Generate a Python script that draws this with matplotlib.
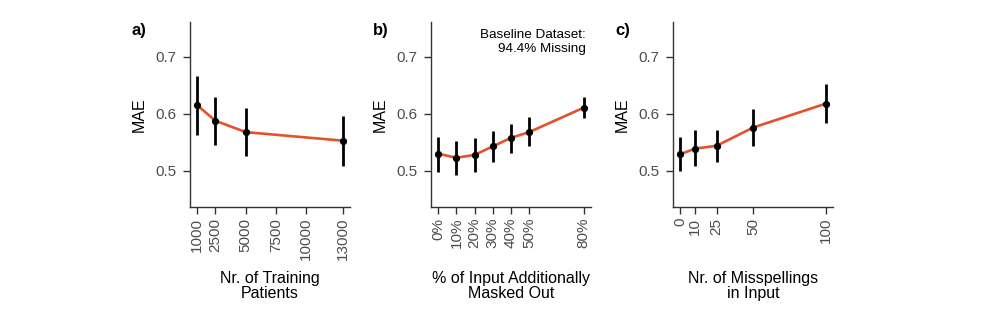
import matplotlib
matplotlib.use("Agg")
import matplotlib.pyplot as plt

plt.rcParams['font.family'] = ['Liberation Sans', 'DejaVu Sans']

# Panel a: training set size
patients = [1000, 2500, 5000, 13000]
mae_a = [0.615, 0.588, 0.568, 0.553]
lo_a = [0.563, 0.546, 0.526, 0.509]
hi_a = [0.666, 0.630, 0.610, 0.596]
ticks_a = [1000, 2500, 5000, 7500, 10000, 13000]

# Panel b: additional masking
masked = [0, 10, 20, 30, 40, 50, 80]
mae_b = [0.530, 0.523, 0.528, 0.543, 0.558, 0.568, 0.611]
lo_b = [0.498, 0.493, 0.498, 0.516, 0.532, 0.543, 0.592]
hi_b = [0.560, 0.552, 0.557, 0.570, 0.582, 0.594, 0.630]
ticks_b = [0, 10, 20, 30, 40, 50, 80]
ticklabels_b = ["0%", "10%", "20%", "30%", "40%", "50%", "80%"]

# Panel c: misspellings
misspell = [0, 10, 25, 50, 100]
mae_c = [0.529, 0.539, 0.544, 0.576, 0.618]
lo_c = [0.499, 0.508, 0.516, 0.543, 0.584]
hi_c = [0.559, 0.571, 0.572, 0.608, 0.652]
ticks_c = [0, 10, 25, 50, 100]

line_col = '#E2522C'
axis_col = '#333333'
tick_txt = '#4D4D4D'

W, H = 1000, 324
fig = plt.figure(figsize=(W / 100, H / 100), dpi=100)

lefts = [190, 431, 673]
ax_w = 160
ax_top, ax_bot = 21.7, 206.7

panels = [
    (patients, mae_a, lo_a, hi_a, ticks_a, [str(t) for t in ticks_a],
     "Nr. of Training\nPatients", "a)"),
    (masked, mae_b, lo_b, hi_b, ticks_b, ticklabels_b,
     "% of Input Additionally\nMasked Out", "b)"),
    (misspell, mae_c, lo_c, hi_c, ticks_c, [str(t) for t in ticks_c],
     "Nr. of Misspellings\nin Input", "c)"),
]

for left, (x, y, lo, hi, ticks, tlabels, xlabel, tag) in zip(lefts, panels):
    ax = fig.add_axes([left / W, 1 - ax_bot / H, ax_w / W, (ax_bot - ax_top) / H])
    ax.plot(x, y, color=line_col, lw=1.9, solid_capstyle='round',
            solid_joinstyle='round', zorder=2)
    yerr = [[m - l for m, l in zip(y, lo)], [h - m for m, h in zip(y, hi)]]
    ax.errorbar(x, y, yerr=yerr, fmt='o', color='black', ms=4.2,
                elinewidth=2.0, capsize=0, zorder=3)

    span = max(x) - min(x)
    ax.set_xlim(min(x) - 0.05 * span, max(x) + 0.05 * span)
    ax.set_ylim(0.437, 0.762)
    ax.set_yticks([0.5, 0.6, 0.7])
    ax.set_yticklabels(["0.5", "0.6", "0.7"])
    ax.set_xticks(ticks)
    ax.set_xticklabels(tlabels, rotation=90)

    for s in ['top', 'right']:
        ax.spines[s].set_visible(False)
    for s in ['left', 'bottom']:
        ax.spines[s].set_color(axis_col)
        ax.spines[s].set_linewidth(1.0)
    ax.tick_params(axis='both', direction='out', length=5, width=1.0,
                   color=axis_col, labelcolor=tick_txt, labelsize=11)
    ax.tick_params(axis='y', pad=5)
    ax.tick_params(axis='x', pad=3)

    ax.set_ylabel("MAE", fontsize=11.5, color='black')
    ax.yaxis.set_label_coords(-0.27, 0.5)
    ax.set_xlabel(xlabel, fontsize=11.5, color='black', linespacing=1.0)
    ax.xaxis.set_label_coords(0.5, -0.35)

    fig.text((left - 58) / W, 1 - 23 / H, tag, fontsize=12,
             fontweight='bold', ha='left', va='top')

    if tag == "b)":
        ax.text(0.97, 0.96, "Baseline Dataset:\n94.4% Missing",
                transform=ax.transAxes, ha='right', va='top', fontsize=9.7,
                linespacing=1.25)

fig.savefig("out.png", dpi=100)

§ **The problem**: Without the pictures, return the listing above from its first line through the line that has "ax_top, ax_bot = 21.7, 206.7".

§ **Complete answer**:
Generate a Python script that draws this with matplotlib.
import matplotlib
matplotlib.use("Agg")
import matplotlib.pyplot as plt

plt.rcParams['font.family'] = ['Liberation Sans', 'DejaVu Sans']

# Panel a: training set size
patients = [1000, 2500, 5000, 13000]
mae_a = [0.615, 0.588, 0.568, 0.553]
lo_a = [0.563, 0.546, 0.526, 0.509]
hi_a = [0.666, 0.630, 0.610, 0.596]
ticks_a = [1000, 2500, 5000, 7500, 10000, 13000]

# Panel b: additional masking
masked = [0, 10, 20, 30, 40, 50, 80]
mae_b = [0.530, 0.523, 0.528, 0.543, 0.558, 0.568, 0.611]
lo_b = [0.498, 0.493, 0.498, 0.516, 0.532, 0.543, 0.592]
hi_b = [0.560, 0.552, 0.557, 0.570, 0.582, 0.594, 0.630]
ticks_b = [0, 10, 20, 30, 40, 50, 80]
ticklabels_b = ["0%", "10%", "20%", "30%", "40%", "50%", "80%"]

# Panel c: misspellings
misspell = [0, 10, 25, 50, 100]
mae_c = [0.529, 0.539, 0.544, 0.576, 0.618]
lo_c = [0.499, 0.508, 0.516, 0.543, 0.584]
hi_c = [0.559, 0.571, 0.572, 0.608, 0.652]
ticks_c = [0, 10, 25, 50, 100]

line_col = '#E2522C'
axis_col = '#333333'
tick_txt = '#4D4D4D'

W, H = 1000, 324
fig = plt.figure(figsize=(W / 100, H / 100), dpi=100)

lefts = [190, 431, 673]
ax_w = 160
ax_top, ax_bot = 21.7, 206.7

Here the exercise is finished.